Teaching won out and after five years at Wistow, first as a teacher before leaving as assistant head, Bev spent a year focussing on school improvement.

She was asked to come to Brotherton and Byram as assistant head in 2013, as the school had gone into special measures. Together with colleagues Gail Brown and Rebecca McGuinn, the school was transformed, earned an Ofsted ‘good’ rating within a year and Bev was appointed head of school in 2016.

“I have loved teaching. I came into teaching to make a difference and I feel I have achieved that,” she said.

“That feeling you get when a child has that ‘lightbulb moment’ is priceless. I have so many happy memories I will treasure.”

Other than two years as head at Camblesforth, Bev spent the rest of her teaching career at Brotherton and Byram.

She recognises there is a lot of vulnerability within the community, and plenty of challenge, but says it is very rewarding, contains plenty of potential and “keeps you on your toes every single day.”

“I feel so proud of what has been achieved by the Brotherton team over the years to make it such a good school with so many opportunities for every single child,” said Bev. “I also feel proud to have worked with the Camblesforth team who were so hard working and put the children first in everything they did. It wasn’t easy but what a difference we made together!

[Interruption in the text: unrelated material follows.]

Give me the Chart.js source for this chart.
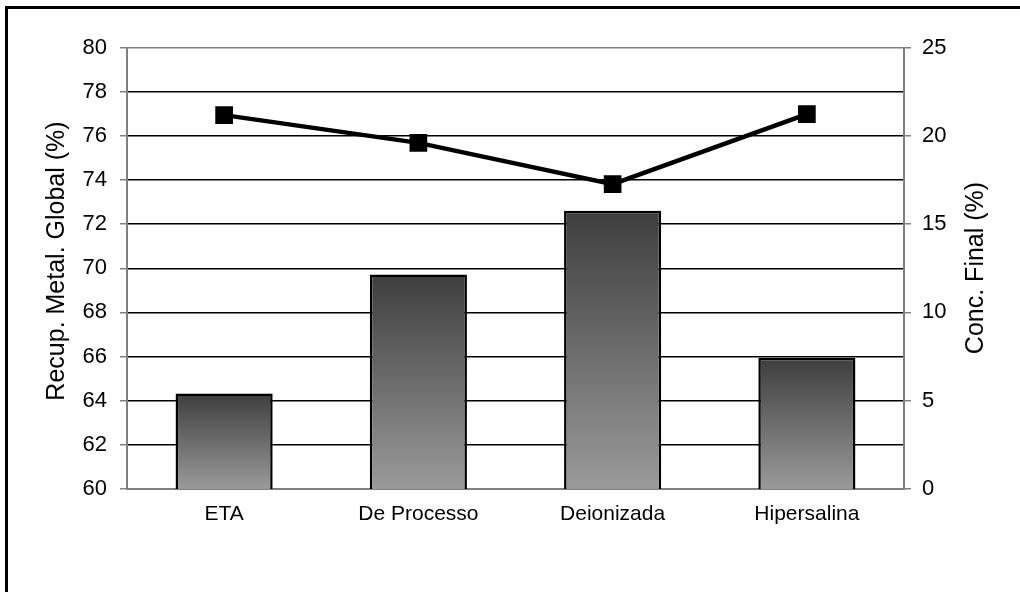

“I would like to say a special thank you to all the staff I have worked with who go the extra mile for the sake of the children.”

Bev says that being a head, and seeing teachers grow and lead, putting children at the centre of every decision and driving school improvement has been a privilege.

With her husband retiring four years ago, she feels now is the right time for her to pass the reins to someone else and spend time with her family, especially with one of her daughters getting married during the summer holidays.

“The school is in a good place,” she said.

Gail Brown, chief executive of Ebor Academy Trust, which operates 23 schools including Brotherton and Byram, said: “I have enormous respect for Bev, her many qualities and her school leadership abilities and we will miss her when she leaves. Bev and I share some special memories of Brotherton and Byram – it will always have a place in both of our hearts.

“Work has already started on finding a high calibre replacement.”